On a pris coutume de présenter Citizen Dog comme le pendant thaï du Fabuleux Destin d’Amélie Poulain. Il fait, certes, grand étalage de fantaisie, est d’une inventivité et d’un second degré réjouissants. Surtout, Wisit Sasanatieng fait preuve d’un sens du kitsch que Les Larmes du tigre noir, son premier long métrage, avait fait éclater au grand jour. Mais il doit aussi une certaine pesanteur au fait d’avoir adapté le roman de sa femme Koynuch : on ne dépasse pas le cap d’une simple rencontre amoureuse à Bangkok, si fantasque qu’elle soit. Le grand talent de metteur en scène de Wisit Sasanatieng reste ainsi sous-employé.
Les dix premières minutes de Citizen Dog sont pourtant exultantes, tant le réalisateur réussit à créer une atmosphère et un ton propres. Les images du film sont repeintes à la main afin d’aboutir à un effet chromo d’époque, d’un kitsch résolu. Pott quitte donc une campagne aux blés rouges pour aller travailler dans une usine de Bangkok comme ouvrier coupeur de sardine. Là, il se tranche un doigt qui file dans une boîte semblable à toutes les autres. Après cet épisode semi-burlesque, Pott continue de nous raconter son parcours en voix off : devenu liftier, il rencontre dans l’ascenseur celle qu’il va désormais voir partout et aduler : l’idéaliste et rêveuse Jinn. Celle-ci, de son côté, cherche désespérément la signification de ce bouquin tombé chez elle du ciel, lors d’un crash d’avion, comme un signe divin. Lorsqu’un manifestant possédant le même livre est tué lors d’une manifestation, elle devient militante. Pott, lui, devient chauffeur de taxi et rencontre une petite fille qui mène une relation de couple difficile avec sa peluche… etc., etc., etc. : dans Citizen Dog, les histoires se succèdent, s’entrelacent et s’enchaînent à toute bringue.

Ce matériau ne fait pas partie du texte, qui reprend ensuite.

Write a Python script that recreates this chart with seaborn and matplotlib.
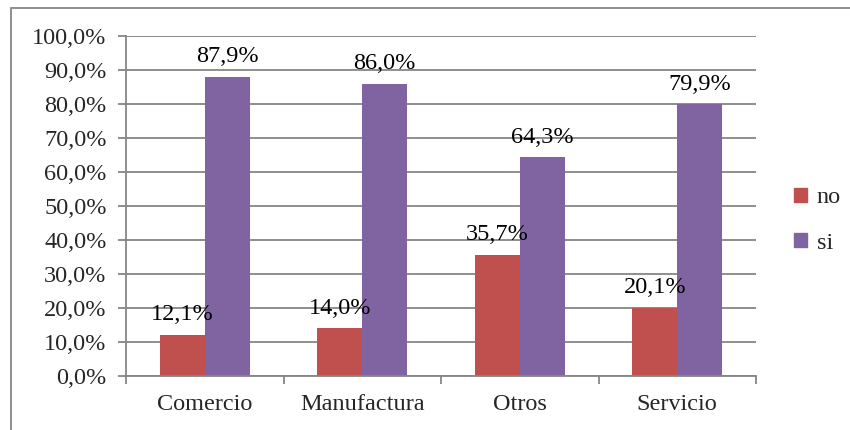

Pluie de casques rouges, personnage récurrent de motocycliste zombie, montagne de bouteilles en plastique recyclé : Wisit Sasanatieng multiplie les inventions fantasques et surréalistes. Beaucoup de films thaïlandais récents témoignent d’une même propension à délaisser la réalité pour le rêve − Tropical Malady, d’Apichatpong Weerasethakul − ou le sérieux pour la fantaisie − Midnight My Love de Kongdej Jaturanrasmee, qui vient d’être présenté au festival d’Edimbourg, ou encore la comédie pro-gay à l’humour débridé Iron Ladies de Yongyoot Thongkongtoon.
Il faut avouer que le genre du film fantaisiste, surtout, justement, depuis Le Fabuleux destin international d’Amélie Poulain, est particulièrement proliférant. Il y a pourtant deux types de d’usage de la fantaisie, l’un agaçant, l’autre riche. Dans le premier cas elle est bien souvent le cache-misère d’un message bienheureux et faussement puéril du type : le monde est trop sérieux, retrouvons notre âme d’enfant, apprenons à nous ré-émerveiller, ou bien de la morale suivante : il n’y a que ce qui est un peu fou et marginal qui soit valable. Citizen Dog tombe de temps en temps dans ce genre de piège. La petite Mem, qui se fait passer pour une grande en fumant et en plaquant régulièrement son nounours, est une figure inversée de celle (fortement valorisée) des deux héros, adultes restés enfantins. Le thème de la queue de cochon que possèdent tous les habitants de Bangkok, sauf Pott, sonne naturellement comme un appel à l’anticonformisme. La fantaisie s’auto-justifie.
A contrario, certaines inventions du film reposent sur un véritable contenu. On visualise l’opposition ville-campagne par un net changement de rythme : lorsque Pott revient chez lui, il découvre que la campagne vit au ralenti (effectivement, l’escargot sur la tige est encore plus lent que d’habitude, le filet du pêcheur met une éternité à s’enfoncer dans l’eau). Pareillement, un mini-métrage dans le long évoque les multiples réincarnations de la grand-mère de Pott, jusqu’à un gecko sur un abat-jour. À voir de pareilles séquences, aussi drôles que belles, on se prend à espérer beaucoup, beaucoup plus en tout cas, du prochain film.